▶ [DATASET SECTION]
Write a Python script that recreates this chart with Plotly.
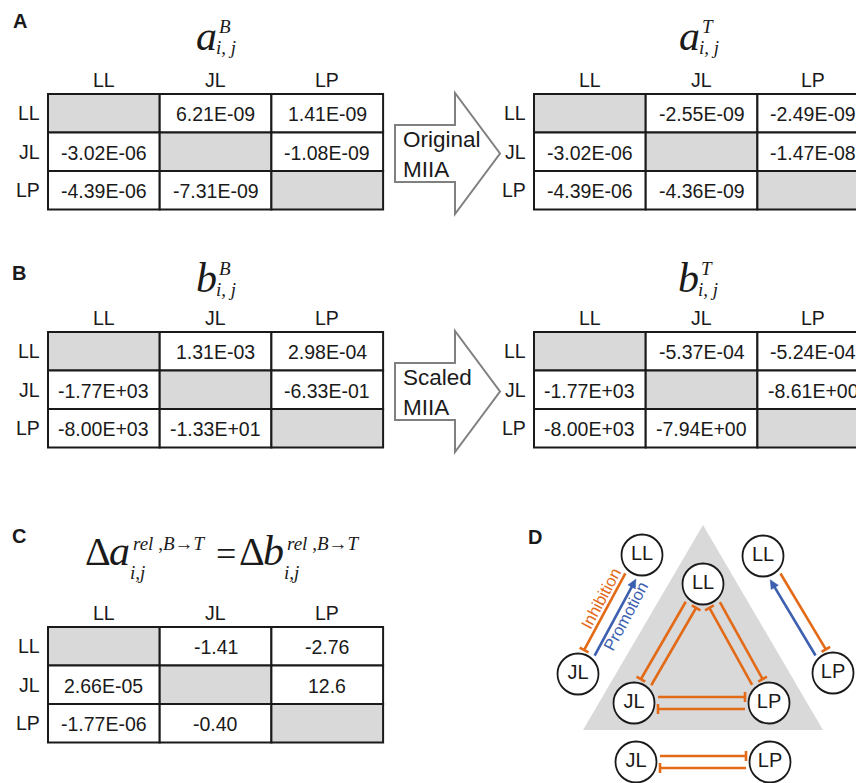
import numpy as np
import plotly.graph_objects as go

W, H = 856, 783

# ---------------------------------------------------------------- data
species = ["LL", "JL", "LP"]

# interaction coefficients, row i acts on column j; None = diagonal (not defined)
a_base = [[None, 6.21e-09, 1.41e-09],
          [-3.02e-06, None, -1.08e-09],
          [-4.39e-06, -7.31e-09, None]]
a_trans = [[None, -2.55e-09, -2.49e-09],
           [-3.02e-06, None, -1.47e-08],
           [-4.39e-06, -4.36e-09, None]]
b_base = [[None, 1.31e-03, 2.98e-04],
          [-1.77e+03, None, -6.33e-01],
          [-8.00e+03, -1.33e+01, None]]
b_trans = [[None, -5.37e-04, -5.24e-04],
           [-1.77e+03, None, -8.61e+00],
           [-8.00e+03, -7.94e+00, None]]
delta_rel = [[None, -1.41, -2.76],
             [2.66e-05, None, 12.6],
             [-1.77e-06, -0.40, None]]

# network motifs: (source, target, kind)
motif_left = [("LL", "JL", "inhibition"), ("JL", "LL", "promotion")]
motif_center = [("LL", "JL", "inhibition"), ("JL", "LL", "inhibition"),
                ("LP", "LL", "inhibition"), ("LL", "LP", "inhibition"),
                ("JL", "LP", "inhibition"), ("LP", "JL", "inhibition")]
motif_right = [("LL", "LP", "inhibition"), ("LP", "LL", "promotion")]
motif_bottom = [("JL", "LP", "inhibition"), ("LP", "JL", "inhibition")]

# ---------------------------------------------------------------- styles
SANS = "Liberation Sans, Arial, sans-serif"
SERIF = "Liberation Serif, Times New Roman, serif"
INK = "#1a1a1a"
GRAY_CELL = "#d9d9d9"
ORANGE = "#e36a17"
BLUE = "#3c5fb0"

shapes = []
annotations = []


def txt(x, y, s, size, color=INK, family=SANS, xanchor="center",
        yanchor="middle", angle=0):
    annotations.append(dict(x=x, y=y, xref="x", yref="y", text=s,
                            showarrow=False, xanchor=xanchor, yanchor=yanchor,
                            textangle=angle,
                            font=dict(size=size, color=color, family=family)))


def txt_base(x, baseline, s, size, xanchor="center", family=SERIF):
    # place text by its baseline rather than its box centre
    txt(x, baseline - 0.34 * size, s, size, family=family, xanchor=xanchor)


def fmt_sci(v):
    return f"{v:.2E}"


def fmt_rel(v):
    if abs(v) < 1e-3:
        return f"{v:.2E}"
    if abs(v) >= 10:
        return f"{v:.1f}"
    return f"{v:.2f}"


def table(x0, y0, values, fmt, col_w=111.7, row_h=38.5):
    for j, name in enumerate(species):
        txt(x0 + (j + 0.5) * col_w, y0 - 14, name, 19.5)
    for i, name in enumerate(species):
        txt(x0 - 6, y0 + (i + 0.5) * row_h, name, 19.5, xanchor="right")
        for j in range(3):
            v = values[i][j]
            shapes.append(dict(type="rect", xref="x", yref="y",
                               x0=x0 + j * col_w, x1=x0 + (j + 1) * col_w,
                               y0=y0 + i * row_h, y1=y0 + (i + 1) * row_h,
                               fillcolor=GRAY_CELL if v is None else "white",
                               line=dict(color=INK, width=2)))
            if v is not None:
                txt(x0 + (j + 0.5) * col_w, y0 + (i + 0.5) * row_h + 1,
                    fmt(v), 19.5)


def coef_title(xc, base, letter, sup):
    txt_base(xc, base, f"<i>{letter}</i>", 42)
    txt_base(xc + 19, base - 17, f"<i>{sup}</i>", 19)
    txt_base(xc + 20, base + 4, "<i>i, j</i>", 19)


def block_arrow(x_left, yc, label, body_h=57, head_h=121, body_w=60, head_w=45):
    xb = x_left + body_w
    xt = xb + head_w
    path = (f"M {x_left} {yc - body_h / 2} L {xb} {yc - body_h / 2} "
            f"L {xb} {yc - head_h / 2} L {xt} {yc} L {xb} {yc + head_h / 2} "
            f"L {xb} {yc + body_h / 2} L {x_left} {yc + body_h / 2} Z")
    shapes.append(dict(type="path", xref="x", yref="y", path=path,
                       fillcolor="white", line=dict(color="#808080", width=2)))
    txt_base(x_left + 6, yc - 6, label, 22.5, xanchor="left", family=SANS)
    txt_base(x_left + 6, yc + 24, "MIIA", 22.5, xanchor="left", family=SANS)


# ---------------------------------------------------------------- panels A, B
TL, TR = 48, 534
txt(20, 21, "<b>A</b>", 20)
coef_title(TL + 158, 50, "a", "B")
coef_title(TR + 155, 50, "a", "T")
table(TL, 94, a_base, fmt_sci)
table(TR, 94, a_trans, fmt_sci)
block_arrow(395, 153.5, "Original")

txt(19, 273, "<b>B</b>", 20)
coef_title(TL + 158, 292, "b", "B")
coef_title(TR + 154, 292, "b", "T")
table(TL, 332, b_base, fmt_sci)
table(TR, 332, b_trans, fmt_sci)
block_arrow(395, 391.5, "Scaled")

# ---------------------------------------------------------------- panel C
txt(19, 536, "<b>C</b>", 20)
for x_delta, letter in [(98, "a"), (252, "b")]:
    txt_base(x_delta, 565, "Δ", 40)
    txt_base(x_delta + 21, 565, f"<i>{letter}</i>", 42)
    txt_base(x_delta + 33, 550, "<i>rel</i> ,<i>B</i>→<i>T</i>", 19, xanchor="left")
    txt_base(x_delta + 30, 579, "<i>i,j</i>", 19, xanchor="left")
txt(226, 554, "=", 36, family=SERIF)
table(TL, 627, delta_rel, fmt_rel)

# ---------------------------------------------------------------- panel D
txt(535, 537, "<b>D</b>", 20)
shapes.append(dict(type="path", xref="x", yref="y",
                   path="M 703 525 L 823 730 L 583 730 Z",
                   fillcolor="#d9d9d9", line=dict(width=0), layer="below"))

motifs = [
    (motif_left, {"LL": (642, 555), "JL": (578, 674)}, +1),
    (motif_center, {"LL": (703, 584), "JL": (634, 703), "LP": (769, 703)}, None),
    (motif_right, {"LL": (763, 556), "LP": (833, 673)}, -1),
    (motif_bottom, {"JL": (636, 762), "LP": (770, 762)}, -1),
]
# side of travel each lane sits on, for the central triangle
center_side = {("LL", "JL"): +1, ("JL", "LL"): +1}


def edge(p, q, kind, side, off=6.0, gap=24.0):
    p = np.asarray(p, float)
    q = np.asarray(q, float)
    u = (q - p) / np.linalg.norm(q - p)
    n = np.array([-u[1], u[0]])
    s = p + u * gap + n * off * side
    e = q - u * gap + n * off * side
    color = ORANGE if kind == "inhibition" else BLUE
    if kind == "inhibition":
        shapes.append(dict(type="line", xref="x", yref="y", x0=s[0], y0=s[1],
                           x1=e[0], y1=e[1], line=dict(color=color, width=2.6)))
        b0, b1 = e + n * 5, e - n * 5
        shapes.append(dict(type="line", xref="x", yref="y", x0=b0[0], y0=b0[1],
                           x1=b1[0], y1=b1[1], line=dict(color=color, width=2.6)))
    else:
        m = e - u * 6
        shapes.append(dict(type="line", xref="x", yref="y", x0=s[0], y0=s[1],
                           x1=m[0], y1=m[1], line=dict(color=color, width=2.6)))
        h0 = e - u * 9 + n * 4.2
        h1 = e - u * 9 - n * 4.2
        shapes.append(dict(type="path", xref="x", yref="y",
                           path=f"M {e[0]} {e[1]} L {h0[0]} {h0[1]} L {h1[0]} {h1[1]} Z",
                           fillcolor=color, line=dict(color=color, width=0.5)))


node_x, node_y, node_t = [], [], []
for edges, pos, side in motifs:
    for src, dst, kind in edges:
        sd = side if side is not None else center_side.get((src, dst), -1)
        edge(pos[src], pos[dst], kind, sd)
    for name, (x, y) in pos.items():
        node_x.append(x)
        node_y.append(y)
        node_t.append(name)

# lane labels along the left motif
pJL, pLL = np.array((578, 674), float), np.array((642, 555), float)
u = (pLL - pJL) / np.linalg.norm(pLL - pJL)
n = np.array([-u[1], u[0]])
mid = (pJL + pLL) / 2
ang = float(np.degrees(np.arctan2(u[1], u[0])))
c_inh = mid + u * 10 - n * 15.5
c_pro = mid + u * 6 + n * 14.5
txt(c_inh[0], c_inh[1], "Inhibition", 16.5, color=ORANGE, angle=ang)
txt(c_pro[0], c_pro[1], "Promotion", 16.5, color=BLUE, angle=ang)

fig = go.Figure()
fig.add_trace(go.Scatter(
    x=node_x, y=node_y, text=node_t, mode="markers+text",
    textposition="middle center",
    marker=dict(size=41, color="white", line=dict(color=INK, width=1.8)),
    textfont=dict(family=SANS, size=20, color=INK),
    hoverinfo="skip", cliponaxis=False))

fig.update_layout(
    width=W, height=H, margin=dict(l=0, r=0, t=0, b=0),
    paper_bgcolor="white", plot_bgcolor="white", showlegend=False,
    xaxis=dict(range=[0, W], visible=False, fixedrange=True),
    yaxis=dict(range=[H, 0], visible=False, fixedrange=True),
    shapes=shapes, annotations=annotations)

fig.write_html("out.html")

▶ [THE REQUEST]
Repeat the listing above up to and including the line with "annotations = []", starting from its first line. Drop any pictures.

▶ [WRITTEN ANSWER]
Write a Python script that recreates this chart with Plotly.
import numpy as np
import plotly.graph_objects as go

W, H = 856, 783

# ---------------------------------------------------------------- data
species = ["LL", "JL", "LP"]

# interaction coefficients, row i acts on column j; None = diagonal (not defined)
a_base = [[None, 6.21e-09, 1.41e-09],
          [-3.02e-06, None, -1.08e-09],
          [-4.39e-06, -7.31e-09, None]]
a_trans = [[None, -2.55e-09, -2.49e-09],
           [-3.02e-06, None, -1.47e-08],
           [-4.39e-06, -4.36e-09, None]]
b_base = [[None, 1.31e-03, 2.98e-04],
          [-1.77e+03, None, -6.33e-01],
          [-8.00e+03, -1.33e+01, None]]
b_trans = [[None, -5.37e-04, -5.24e-04],
           [-1.77e+03, None, -8.61e+00],
           [-8.00e+03, -7.94e+00, None]]
delta_rel = [[None, -1.41, -2.76],
             [2.66e-05, None, 12.6],
             [-1.77e-06, -0.40, None]]

# network motifs: (source, target, kind)
motif_left = [("LL", "JL", "inhibition"), ("JL", "LL", "promotion")]
motif_center = [("LL", "JL", "inhibition"), ("JL", "LL", "inhibition"),
                ("LP", "LL", "inhibition"), ("LL", "LP", "inhibition"),
                ("JL", "LP", "inhibition"), ("LP", "JL", "inhibition")]
motif_right = [("LL", "LP", "inhibition"), ("LP", "LL", "promotion")]
motif_bottom = [("JL", "LP", "inhibition"), ("LP", "JL", "inhibition")]

# ---------------------------------------------------------------- styles
SANS = "Liberation Sans, Arial, sans-serif"
SERIF = "Liberation Serif, Times New Roman, serif"
INK = "#1a1a1a"
GRAY_CELL = "#d9d9d9"
ORANGE = "#e36a17"
BLUE = "#3c5fb0"

shapes = []
annotations = []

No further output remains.